Toda pretensión de crear un mundo sin darle la gloria a Dios y sin regirse según sus mandamientos, de antemano está destinada al fracaso, porque le falta el fundamento sólido. Hemos tenido que constatarlo en los horrores del nazismo y en la perversión del comunismo: un mundo sin Dios se convierte en un desierto desolado y peligroso, donde los demonios pueden hacer de las suyas y esclavizar a los hombres. Todos los sistemas de pensamiento e ideológicos que no den importancia al verdadero culto a Dios o lo desfiguren, traerán desorden tanto en la relación con Dios como en las relaciones humanas.
Desde esta perspectiva, resulta evidente que aquellas órdenes religiosas o vocaciones individuales que se dedican específicamente al culto de Dios y a la santificación, no son, de ningún modo, inútiles, aunque aparentemente no hagan nada por la sociedad. Esto era lo que se pensaba, por ejemplo, a raíz de la Revolución Francesa. En realidad, son precisamente estas vocaciones de entrega total a Dios las que salvaguardan el “orden del mundo”, la justicia hacia Dios. Ellas ayudan a colocar ese cimiento que tantas veces se pierde en el mundo.
Por supuesto que la práctica de la justicia se aplica también al prójimo. Una piedad que no respete las bases de la justicia, se volvería falsa. Debemos empeñarnos atentamente en cumplir a conciencia nuestras obligaciones, tanto con Dios como con el prójimo, respetando sus respectivos derechos.

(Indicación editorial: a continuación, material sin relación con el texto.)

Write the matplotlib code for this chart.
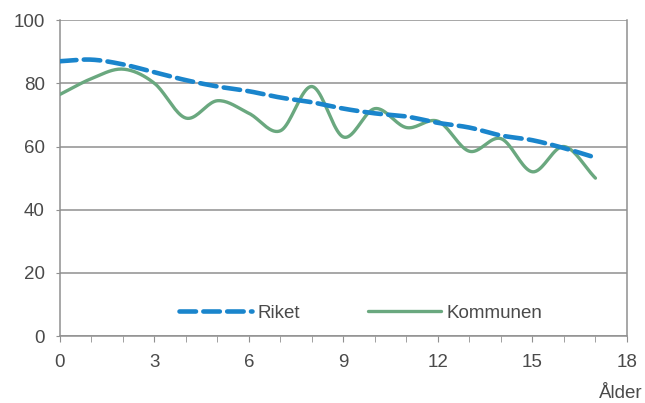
import numpy as np
import matplotlib
matplotlib.use('Agg')
import matplotlib.pyplot as plt
from matplotlib.ticker import MultipleLocator

plt.rcParams['font.family'] = ['Liberation Sans', 'DejaVu Sans']

# Values (age 0..17)
ages = list(range(18))
riket = [87, 87.5, 86, 83.5, 81, 79, 77.5, 75.5, 74, 72, 70.5, 69.5, 67.5, 66, 63.5, 62, 59.5, 56.5]
kommunen = [76.5, 81.5, 84.5, 80, 69, 74.5, 70.5, 65, 79, 63, 72, 66, 68, 58.5, 62.5, 52, 60, 50]

x_ticks = [0, 3, 6, 9, 12, 15, 18]
y_ticks = [0, 20, 40, 60, 80, 100]


def smooth(x, y, n=20):
    # Catmull-Rom curve through the points, like Excel's smoothed line
    x = np.asarray(x, float)
    y = np.asarray(y, float)
    px = np.concatenate([[2 * x[0] - x[1]], x, [2 * x[-1] - x[-2]]])
    py = np.concatenate([[2 * y[0] - y[1]], y, [2 * y[-1] - y[-2]]])
    xs, ys = [], []
    t = np.linspace(0, 1, n, endpoint=False)
    for i in range(1, len(px) - 2):
        for p, out in ((px, xs), (py, ys)):
            p0, p1, p2, p3 = p[i - 1], p[i], p[i + 1], p[i + 2]
            out.extend(0.5 * (2 * p1 + (-p0 + p2) * t
                              + (2 * p0 - 5 * p1 + 4 * p2 - p3) * t ** 2
                              + (-p0 + 3 * p1 - 3 * p2 + p3) * t ** 3))
    xs.append(x[-1])
    ys.append(y[-1])
    return np.array(xs), np.array(ys)


BLUE = '#1a85cc'
GREEN = '#6aa87f'
GRID = '#909090'
TXT = '#4a4a4a'
FS = 13.5

fig = plt.figure(figsize=(6.45, 4.03), dpi=100)
ax = fig.add_axes([0.093, 0.166, 0.879, 0.784])

kx, ky = smooth(ages, kommunen)
rx, ry = smooth(ages, riket)
ax.plot(kx, ky, color=GREEN, lw=2.4, label='Kommunen', zorder=3, solid_capstyle='round')
ax.plot(rx, ry, color=BLUE, lw=3.3, dashes=(3.6, 1.6), label='Riket', zorder=4,
        dash_capstyle='round')

ax.set_xlim(0, 18)
ax.set_ylim(0, 100)
ax.set_xticks(x_ticks)
ax.set_yticks(y_ticks)
ax.xaxis.set_minor_locator(MultipleLocator(1))
ax.yaxis.grid(True, color=GRID, lw=1.1)
ax.set_axisbelow(True)

for side in ['left', 'right', 'bottom']:
    ax.spines[side].set_color(GRID)
    ax.spines[side].set_linewidth(1.1)
ax.spines['top'].set_visible(False)

ax.tick_params(axis='x', which='both', direction='out', length=4, color=GRID, labelsize=FS,
               labelcolor=TXT, pad=9)
ax.tick_params(axis='y', which='both', direction='out', length=3, color=GRID, labelsize=FS,
               labelcolor=TXT, pad=8)

handles, labels = ax.get_legend_handles_labels()
ax.legend(handles[::-1], labels[::-1], loc='center', bbox_to_anchor=(0.53, 0.073), ncol=2,
          frameon=False, handlelength=3.9, columnspacing=3.6, handletextpad=0.3,
          fontsize=FS, labelcolor=TXT)

fig.text(0.962, 0.012, 'Ålder', ha='center', va='baseline', fontsize=FS, color=TXT)

plt.savefig('out.png', dpi=100)
plt.close()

Dentro de la armadura para el Combate Espiritual, descrita en su Carta a los Efesios, San Pablo nos dice expresamente: “Revestíos de la justicia como coraza” (Ef 6,14).
En todo combate –y especialmente en el espiritual– necesitamos una protección que nos recubra por completo, de manera que los dardos del enemigo no puedan penetrar en lo más profundo de nuestro ser. Esta coraza es la justicia, porque, si cumplimos sus exigencias, no habrá ninguna parte donde se nos pudiese echar en cara una falta de delicadeza frente a Dios o al prójimo. Así, el ataque del enemigo no encontrará ningún “punto débil” del que pudiese aprovecharse. Por el contrario, si uno actúa injustamente, queda desprotegido.
Sin embargo, la primera motivación para practicar la justicia no debe ser la de volverse invulnerable; sino el simple hecho de que ella es, en sí misma, un regalo de la belleza y sabiduría divinas, indispensable para edificar una vida verdaderamente humana.
Por eso también es correcto que la Iglesia fomente la justicia y la paz, porque, como dice el salmo, “la justicia y la paz se besan” (84,11). Asimismo los gobiernos han de emplear los medios apropiados para salvaguardar el cumplimiento de las leyes justas. “Ante la ley todos son iguales” –dice un noble principio, porque no debe juzgarse según apariencias o preferencias.
Sin embargo, hay que lamentar que existen leyes extremadamente injustas, que convierten a un Estado –al menos parcialmente– en un régimen criminal. Esto es lo que sucede con la tremenda injusticia de no proteger la vida de los niños no nacidos, o aún más con aquellas leyes que atentan directamente contra esta vida. ¡Esta es una injusticia que clama al cielo! Con tales leyes, se desploman los cimientos para una verdadera paz y justicia en el mundo. No es exagerado decir que, mientras no se ponga fin a este crimen y no se lo expíe, no podrá haber verdadera paz, porque la paz se edifica sobre la justicia. Lo único que podría alcanzarse es una “aparente paz”, que, en el fondo, es injusta. Ésta podría ser un distintivo de un nuevo dominio anticristiano, que pretendería crear paz sin respetar la justicia, particularmente en lo que respecta a los derechos de Dios.
Si bien es justo y necesario que la Iglesia coopere en proteger y promover los valores fundamentales en el mundo, Ella debe estar siempre atenta, en primer lugar, a dar testimonio de aquello que es el fundamento de toda justicia: la gloria de Dios.
Esto también implica señalar los errores que se opongan a la verdadera imagen de Dios, porque éstos son siempre injustos y perjudican al hombre, apartándolo del conocimiento de la verdad. En cuanto al mencionado crimen del aborto, la Iglesia no puede ponerlo a un mismo nivel con otras injusticias que existen en el mundo. Siempre, a tiempo y a destiempo, oportuna o inoportunamente, debe elevar su voz a favor de los no nacidos.